■ WRITTEN PROBLEM: Say how many lines hold the string "document", and nothing more.

■ COLLECTED DATA:
○ ○ ○ ○ ○

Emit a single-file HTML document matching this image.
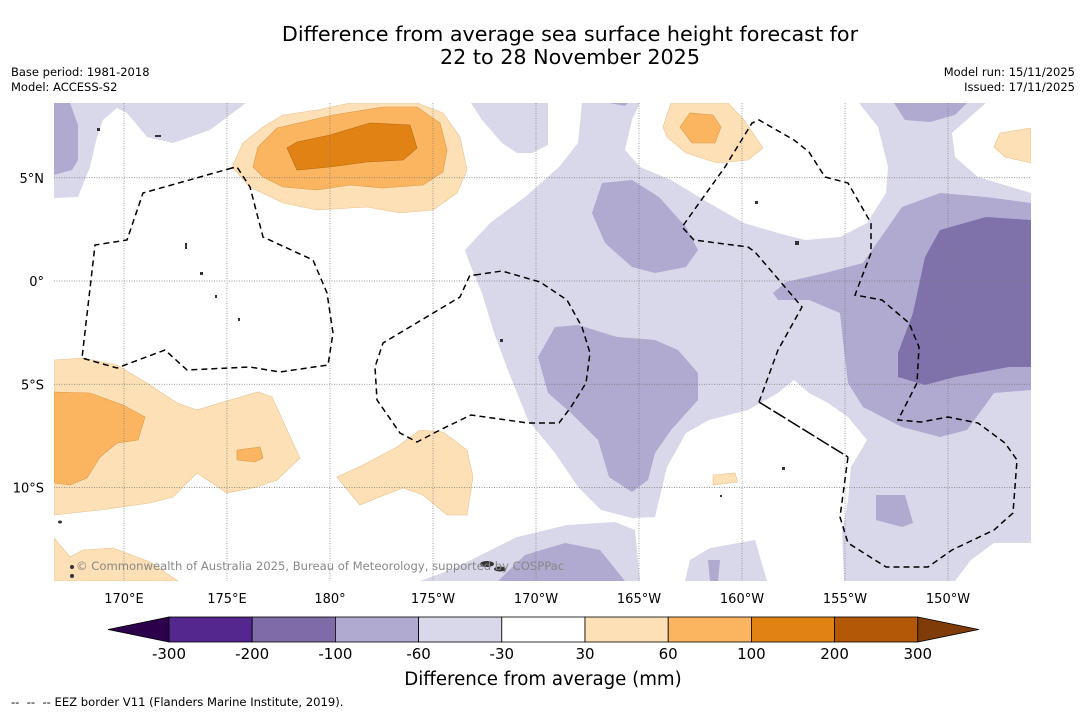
<!DOCTYPE html>
<html><head><meta charset="utf-8">
<style>
body{margin:0;background:#fff;width:1085px;height:713px;overflow:hidden;font-family:"Liberation Sans","DejaVu Sans",sans-serif;}
svg{position:absolute;left:0;top:0}
</style></head>
<body>
<svg id="chart" width="1085" height="713" viewBox="0 0 1085 713" font-family="DejaVu Sans, Liberation Sans, sans-serif">
<text x="570" y="41" font-size="20.7" text-anchor="middle">Difference from average sea surface height forecast for</text>
<text x="570" y="64" font-size="20.7" text-anchor="middle">22 to 28 November 2025</text>
<text x="11" y="76" font-size="11.5">Base period: 1981-2018</text>
<text x="11" y="91" font-size="11.5">Model: ACCESS-S2</text>
<text x="1075" y="76" font-size="11.5" text-anchor="end">Model run: 15/11/2025</text>
<text x="1075" y="91" font-size="11.5" text-anchor="end">Issued: 17/11/2025</text>

<defs><clipPath id="mapclip"><rect x="54" y="103" width="977" height="478"/></clipPath></defs>
<g clip-path="url(#mapclip)">
<rect x="54" y="103" width="977" height="478" fill="#fff"/>
<g fill="#d9d8ea">
<polygon points="54,103 246,103 210,130 173,143 147,137 127,113 117,108 103,120 97,137 90,167 78,197 54,198"/>
<polygon points="471,103 548,103 548,145 532,153 517,153 502,143 482,120"/>
<polygon points="582,103 640,103 632,120 625,150 640,167 671,180 709,203 744,223 778,233 805,240 840,237 867,223 886,193 888,167 878,127 859,103 986,103 978,110 952,133 955,157 978,177 1031,193 1031,543 994,543 971,560 955,581 844,581 842,533 848,500 851,467 867,440 848,417 828,403 809,393 794,380 778,393 748,410 709,420 686,433 667,467 655,517 632,518 601,510 578,487 555,453 528,420 509,373 494,333 482,293 471,267 465,250 490,223 525,197 559,167 578,143"/>
<polygon points="420,581 450,570 471,560 517,537 567,525 615,522 635,530 640,581"/>
<polygon points="685,581 690,560 710,548 755,540 767,581"/>
</g>
<g fill="#b0a9d0">
<polygon points="54,103 70,103 78,125 78,160 72,170 54,175"/>
<polygon points="609,103 628,103 625,106"/>
<polygon points="894,103 967,103 955,115 930,122 905,120"/>
<polygon points="602,183 632,180 659,197 686,227 698,250 686,267 655,273 632,267 605,243 592,213"/>
<polygon points="555,327 578,325 617,337 655,340 678,350 698,373 698,400 671,430 655,453 648,480 632,492 609,477 598,440 571,413 548,393 538,357"/>
<polygon points="773,293 786,282 825,273 863,263 902,207 940,193 986,197 1031,203 1031,390 994,393 967,430 940,437 902,427 863,407 848,383 844,350 840,313 809,300 778,300"/>
<polygon points="876,495 905,495 913,523 902,527 876,520"/>
<polygon points="498,581 525,555 565,543 600,550 625,581"/>
<polygon points="708,560 720,560 718,581 710,581"/>
</g>
<g fill="#7f72aa">
<polygon points="898,353 913,313 925,257 940,230 986,217 1031,220 1031,367 1009,367 955,377 925,385 898,377"/>
</g>
<g fill="#fde0b6" stroke="#e8c08a" stroke-width="0.6">
<polygon points="232,167 243,143 263,127 283,115 317,110 350,103 417,103 443,113 460,137 467,170 457,193 433,210 400,213 367,207 317,210 283,203 250,187"/>
<polygon points="54,360 83,358 117,365 150,385 177,403 197,410 223,402 258,392 272,397 300,458 277,480 257,487 227,493 197,473 173,497 150,503 100,510 54,515"/>
<polygon points="54,538 70,557 83,550 113,548 150,562 178,581 54,581"/>
<polygon points="337,477 363,465 397,447 420,430 443,432 467,450 473,477 467,515 447,515 423,495 403,488 377,498 360,505 350,493"/>
<polygon points="671,103 728,103 744,120 763,148 748,160 717,163 686,153 667,137 663,127"/>
<polygon points="1031,128 1000,133 994,147 1005,157 1031,163"/>
<polygon points="713,475 735,473 738,482 713,485"/>
</g>
<g fill="#fbb560" stroke="#d99a48" stroke-width="0.6">
<polygon points="253,167 258,147 277,128 303,122 333,115 383,107 417,107 440,123 447,150 443,172 423,185 383,188 350,185 317,190 283,187 263,177"/>
<polygon points="54,392 90,393 123,405 145,417 138,440 117,443 100,457 87,478 70,485 54,483"/>
<polygon points="237,450 260,447 263,458 255,462 237,460"/>
<polygon points="680,127 690,113 713,115 721,127 715,143 692,143"/>
</g>
<g fill="#e08214" stroke="#b86a10" stroke-width="0.6">
<polygon points="287,148 297,142 330,135 370,123 410,125 417,148 403,160 367,162 330,167 297,170"/>
</g>
<g id="grid" stroke="#777" stroke-width="0.7" stroke-dasharray="1,1.5"></g>
<g fill="none" stroke="#000" stroke-width="1.5" stroke-dasharray="6,4">
<polygon points="232,168 143,193 127,240 95,245 82,358 117,368 165,350 187,370 250,367 280,372 328,365 333,333 327,293 313,260 263,237 250,187 237,167"/>
<polygon points="475,275 502,271 540,282 567,300 582,327 590,353 586,383 571,407 559,423 528,423 471,415 440,430 417,442 400,433 377,400 375,367 383,343 460,297 470,275"/>
<polyline points="759,402 778,350 802,307 755,252 748,247 694,240 682,227 725,167 752,123 759,120 794,140 809,152 825,177 848,183 871,223 871,253 855,295 882,300 909,323 919,347 917,383 898,420 921,422 948,417 978,423 1005,443 1017,460 1013,513 994,530 952,550 928,567 886,567 848,543 840,517 848,457"/>
<polyline points="759,402 848,457" stroke-dasharray="14,3"/>
</g>
<g fill="#333">
<ellipse cx="487" cy="564" rx="7" ry="3"/><ellipse cx="500" cy="569" rx="6" ry="2.5"/>
<ellipse cx="72" cy="567" rx="2" ry="2"/><ellipse cx="72" cy="576" rx="2" ry="2"/><ellipse cx="60" cy="522" rx="2" ry="1.5"/>
<rect x="185" y="243" width="2" height="6"/><rect x="200" y="272" width="3" height="3"/><rect x="215" y="295" width="2" height="3"/><rect x="238" y="318" width="2" height="3"/><rect x="755" y="201" width="3" height="3"/><rect x="795" y="241" width="4" height="4"/><rect x="500" y="339" width="3" height="3"/><rect x="720" y="495" width="2" height="2"/><rect x="782" y="467" width="3" height="3"/><rect x="155" y="135" width="6" height="2"/><rect x="97" y="128" width="3" height="3"/>
</g>
<text x="76" y="570" font-size="11.6" fill="#888">© Commonwealth of Australia 2025, Bureau of Meteorology, supported by COSPPac</text>
</g>
<g id="axes"></g>
<g id="colorbar"></g>
<text x="543" y="685" font-size="18.2" text-anchor="middle">Difference from average (mm)</text>
<text x="11" y="706" font-size="11.6" xml:space="preserve">--  --  -- EEZ border V11 (Flanders Marine Institute, 2019).</text>
</svg>
<script>
const lonTicks=[170,175,180,-175,-170,-165,-160,-155,-150];
const lonLabels=["170°E","175°E","180°","175°W","170°W","165°W","160°W","155°W","150°W"];
const latTicks=[5,0,-5,-10];
const latLabels=["5°N","0°","5°S","10°S"];
const cbBounds=[-300,-200,-100,-60,-30,30,60,100,200,300];
const cbColors=["#54278f","#7e6ca8","#b0a9d0","#d9d8ea","#ffffff","#fde0b6","#fbb560","#e08214","#b35806"];
const cbExtLow="#2d004b", cbExtHigh="#7f3b08";
const NS="http://www.w3.org/2000/svg";
function xLon(l){const e=l<0?l+360:l;return 124+(e-170)*20.6;}
function yLat(a){return 281-a*20.65;}
function mk(t,a,p){const e=document.createElementNS(NS,t);for(const k in a)e.setAttribute(k,a[k]);p.appendChild(e);return e;}
const grid=document.getElementById('grid'),axes=document.getElementById('axes'),cb=document.getElementById('colorbar');
lonTicks.forEach((l,i)=>{const x=xLon(l);
 const g=mk('line',{x1:x,x2:x,y1:103,y2:581},grid);
 
 
 const t=mk('text',{x:x,y:603,'font-size':13,'text-anchor':'middle'},axes);t.textContent=lonLabels[i];
 
 });
latTicks.forEach((a,i)=>{const y=yLat(a);
 const g=mk('line',{x1:54,x2:1031,y1:y,y2:y},grid);
 
 
 const t=mk('text',{x:44,y:y+5,'font-size':13,'text-anchor':'end'},axes);t.textContent=latLabels[i];
 
 });
const cbX0=169,cbW=83.2,cbY=617,cbH=25;
function xCb(i){return cbX0+i*cbW;}
const lo=mk('polygon',{points:`108,${cbY+cbH/2} ${xCb(0)},${cbY} ${xCb(0)},${cbY+cbH}`,fill:cbExtLow,stroke:'#000','stroke-width':0.8},cb);


cbColors.forEach((c,i)=>{const r=mk('rect',{x:xCb(i),y:cbY,width:cbW,height:cbH,fill:c,stroke:'#000','stroke-width':0.8},cb);
 
 });
const n=cbColors.length;
const hi=mk('polygon',{points:`${xCb(n)},${cbY} ${xCb(n)+61},${cbY+cbH/2} ${xCb(n)},${cbY+cbH}`,fill:cbExtHigh,stroke:'#000','stroke-width':0.8},cb);


cbBounds.forEach((b,i)=>{const t=mk('text',{x:xCb(i),y:659,'font-size':15,'text-anchor':'middle'},cb);t.textContent=String(b);
 
 });
</script>
</body></html>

○ ○ ○ ○ ○

■ RIGHT ANSWER: 3